Silent Partners

Charles Marowitz
Instant Classics
White Bear Theatre

Jonathan Gibson as Eric Bentley and Alex Harland as Bertolt Brecht Credit: Chris Jepson
Zoe Simon as Ruth Berlau and Alex Harland as Bertolt Brecht Credit: Chris Jepson
Jonathan Gibson as Eric Bentley and Robert Bradley as an HUAC Investigator Credit: Chris Jepson
Zoe Simon as Ruth Berlau and Robert Bradley as a asylum doctor Credit: Chris Jepson

Based on The Brecht Memoir by Eric Bentley, Marowitz’s play explores the relationship between the German dramatist, poet and director and his English translator from their first acquaintance in California in 1942 until their last meeting just before Brecht’s death. First produced in Washington DC in 2006, this production by David Cottis is its British première.

It presents a fascinating picture not only of the relationship between Bertolt Brecht and Bolton-born Eric Bentley but of that between Brecht and his ménage, the men and women who serviced his needs sexual and domestic and as artistic collaborators.

What was it that made these people so willingly submit themselves to exploitation? Was it Brecht the man, his ideals or his work?

Marowitz has Bentley himself telling their story, introducing its episodes, explaining its background and describing his own confusions and feelings. He deals not only in their real-life encounters but in a subtext of what remained unsaid.

“We have never spoken an honest word to each other—ever,” says Bentley at their last encounter and Brecht replies “Does anyone?”. But here we hear what they might have said but didn’t in exchanges when, as the light intensifies, Brecht loses his German accent, Bentley removes his glasses and they confront each other with an openness they never had in real life.

Elizabeth Hauptmann, a collaborator and lover who claimed to have written parts of his work, was out of the picture by the time the play begins, although still suing him for a share of his royalties, but Danish lover Ruth Berlau is living with his family, considering herself his muse, while they treat his wife, actress Helene Weigel, like a domestic servant. It is Ruth who suggests Bentley translate some of Brecht’s poems and arranges an introduction, but clearly she is following Brecht’s wishes.

Brecht presents this from the start as a mutual advantage. He gets his work better known in America, the translator gains intellectual cachet. Is this the case with all those Brecht exploits? Are they equally getting something out of him and their association with him?

Weigel got to play roles that marked her as a great actress and Brecht’s theatre to run. Berlau, who says he drained her, ends up having electric shock treatment in an asylum after Weigel throws her out.

Zoë Simon makes dogmatic Marxist Berlau, convinced that Bentley will see the light and come to share her politics, excitable and driven but we don’t really see this coming and it is a shock when, in a neat piece of theatre, Marowitz has Brecht turn a rear sexual clinch into an overpowering that puts her into her asylum gown.
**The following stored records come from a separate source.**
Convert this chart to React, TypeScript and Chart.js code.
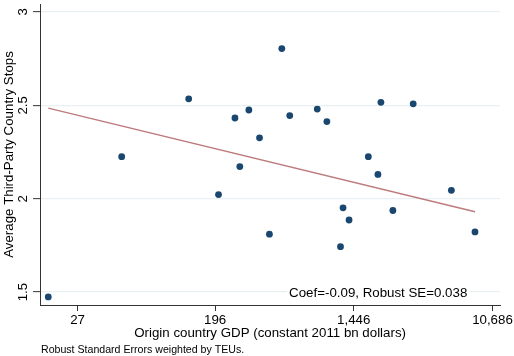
import React, { useEffect, useRef } from "react";
import { Chart, registerables } from "chart.js";

Chart.register(...registerables);

// Origin-country GDP (constant 2011 bn dollars) and average third-party stops
const gdp = [17.7, 51, 134, 206, 261, 280, 319, 372, 429, 513, 575, 855, 982, 1195, 1240, 1352, 1785, 2050, 2140, 2543, 3409, 5910, 8307];
const stops = [1.474, 2.225, 2.535, 2.022, 2.432, 2.172, 2.475, 2.326, 1.81, 2.804, 2.445, 2.48, 2.413, 1.743, 1.951, 1.886, 2.225, 2.13, 2.516, 1.937, 2.508, 2.045, 1.822];

// Linear fit on log GDP, evaluated at the ends of the data range
const fitX = [17.7, 8307];
const fitY = [2.485, 1.93];

const xTicks = [27, 196, 1446, 10686];
const yTicks = [1.5, 2, 2.5, 3];
const yTickLabels = ["1.5", "2", "2.5", "3"];

const xTitle = "Origin country GDP (constant 2011 bn dollars)";
const yTitle = "Average Third-Party Country Stops";
const noteText = "Robust Standard Errors weighted by TEUs.";
const coefText = "Coef=-0.09, Robust SE=0.038";

const FONT = "'Liberation Sans', Arial, Helvetica, sans-serif";
const FS = 13.3;
const AXIS = "#333333";
const GRID = "#e9f0f1";

const overlayPlugin = {
  id: "overlayText",
  afterDraw(chart: any) {
    const { ctx, chartArea, scales } = chart;
    const y = scales.y;
    ctx.save();
    ctx.fillStyle = "#000";
    ctx.font = `${FS}px ${FONT}`;
    ctx.textAlign = "center";
    ctx.textBaseline = "alphabetic";
    // rotated y tick labels
    yTicks.forEach((v, i) => {
      const py = y.getPixelForValue(v);
      ctx.save();
      ctx.translate(chartArea.left - 13.3, py);
      ctx.rotate(-Math.PI / 2);
      ctx.fillText(yTickLabels[i], 0, 0);
      ctx.restore();
    });
    // coefficient note inside plot region
    const cx = chartArea.right - 122;
    const cy = chartArea.bottom - 8.3;
    const w = ctx.measureText(coefText).width;
    ctx.fillStyle = "#ffffff";
    ctx.fillRect(cx - w / 2 - 2, cy - 11, w + 4, 15);
    ctx.fillStyle = "#000";
    ctx.fillText(coefText, cx, cy);
    // footnote
    ctx.font = `10.6px ${FONT}`;
    ctx.textAlign = "left";
    ctx.fillText(noteText, 41, 353);
    ctx.restore();
  },
};

export default function App() {
  const ref = useRef<HTMLCanvasElement | null>(null);

  useEffect(() => {
    if (!ref.current) return;
    const chart = new Chart(ref.current, {
      type: "scatter",
      data: {
        datasets: [
          {
            type: "scatter",
            data: gdp.map((g, i) => ({ x: g, y: stops[i] })),
            backgroundColor: "#1a476f",
            borderWidth: 0,
            pointRadius: 3.4,
            order: 2,
          },
          {
            type: "line",
            data: fitX.map((g, i) => ({ x: g, y: fitY[i] })),
            borderColor: "#bd7b7e",
            borderWidth: 1.5,
            pointRadius: 0,
            fill: false,
            order: 1,
          } as any,
        ],
      },
      options: {
        responsive: false,
        animation: false,
        events: [],
        layout: { padding: { top: 1, right: 12, left: 0, bottom: 0 } },
        plugins: { legend: { display: false }, tooltip: { enabled: false } },
        scales: {
          x: {
            type: "logarithmic",
            min: 15.71,
            max: 11946,
            bounds: "data",
            afterBuildTicks: (s: any) => {
              s.ticks = xTicks.map((v) => ({ value: v }));
            },
            afterFit: (s: any) => {
              s.height = 51;
            },
            ticks: {
              autoSkip: false,
              maxRotation: 0,
              minRotation: 0,
              padding: 1,
              color: "#000",
              font: { family: FONT, size: FS },
              callback: (v: any) => Number(v).toLocaleString("en-US"),
            },
            grid: {
              drawOnChartArea: false,
              drawTicks: true,
              tickLength: 6,
              tickColor: AXIS,
              tickWidth: 1,
            },
            border: { display: true, color: AXIS, width: 1 },
            title: {
              display: true,
              text: xTitle,
              color: "#000",
              font: { family: FONT, size: FS },
              padding: { top: 0, bottom: 14.5 },
            },
          },
          y: {
            type: "linear",
            min: 1.431,
            max: 3.0424,
            bounds: "data",
            afterBuildTicks: (s: any) => {
              s.ticks = yTicks.map((v) => ({ value: v }));
            },
            afterFit: (s: any) => {
              s.width = 40;
            },
            ticks: { display: false },
            grid: {
              color: GRID,
              lineWidth: 1.3,
              drawTicks: true,
              tickLength: 7,
              tickColor: AXIS,
              tickWidth: 1,
            },
            border: { display: true, color: AXIS, width: 1 },
            title: {
              display: true,
              text: yTitle,
              color: "#000",
              font: { family: FONT, size: FS },
              padding: { top: 1, bottom: 0 },
            },
          },
        },
      },
      plugins: [overlayPlugin],
    });
    return () => chart.destroy();
  }, []);

  return (
    <div style={{ position: "fixed", left: 0, top: 0, width: 514, height: 356, background: "#fff" }}>
      <canvas ref={ref} width={514} height={356} style={{ display: "block" }} />
    </div>
  );
}
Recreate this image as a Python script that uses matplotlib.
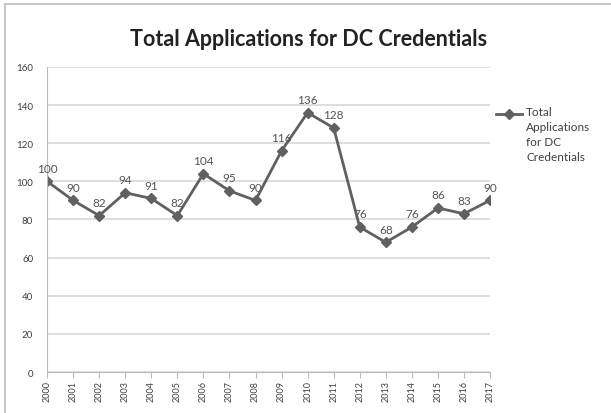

The sexual imagery indeed is a constant reminder that Brecht fucks these people in more ways than sexually.

Alex Harland’s Brecht, driven by his own need, suggests a dangerous excitement and a pragmatism that determines his actions. There is no easy conventional charisma or romantic charm, and his sexuality is verging on violence. Could that have been part of his attraction? Perhaps it is that people look for what they need.

This certainly seems to be the case with Bentley, beautifully played by Jonathan Gibson; Brecht almost flirts with him (though a near kiss is in Bentley’s imagination). Frequently watching even when not involved in a scene and often rearranging the setting for the next one, the production and the actor skilfully use the practicality of moving furniture to match the shaping of his thought and punctuate his speech. This is a remarkable performance that maintains a reticence about the personality while making direct contact with the audience.

From her first entrance, a silent, hurried crossing of the stage, the set of Nada sharp’s face and the glint in her eye tells you that this is Helene Weigel. There is a sterling performance from Matt Butcher as composer Hanns Eisler, a gentle realist, and other roles while Robert Bradley plays an army doctor who examines Bentley for the draft and then an Un-American Activities Interrogator with whom Bentley ends up having a date rather than being dragged in front of Senator McCarthy’s Committee.

The appearance of Brecht himself in front of that committee is another example of how Brecht drew on others. He outwitted them by a performance which, it is here suggested, used tactics devised by Eisler. It is also an instance of the way that history is combined with Marowitz’s speculative enquiry into just what Brecht and Bentley would have said had they really spoken what they felt.

Andy Robinson’s simple setting against the black walls of this studio theatre does little to suggest the Californian sunshine, but it does match the bleakness of what was happening in the world. But if this production is to have the life beyond the White Bear that it deserves, it will need a little more development.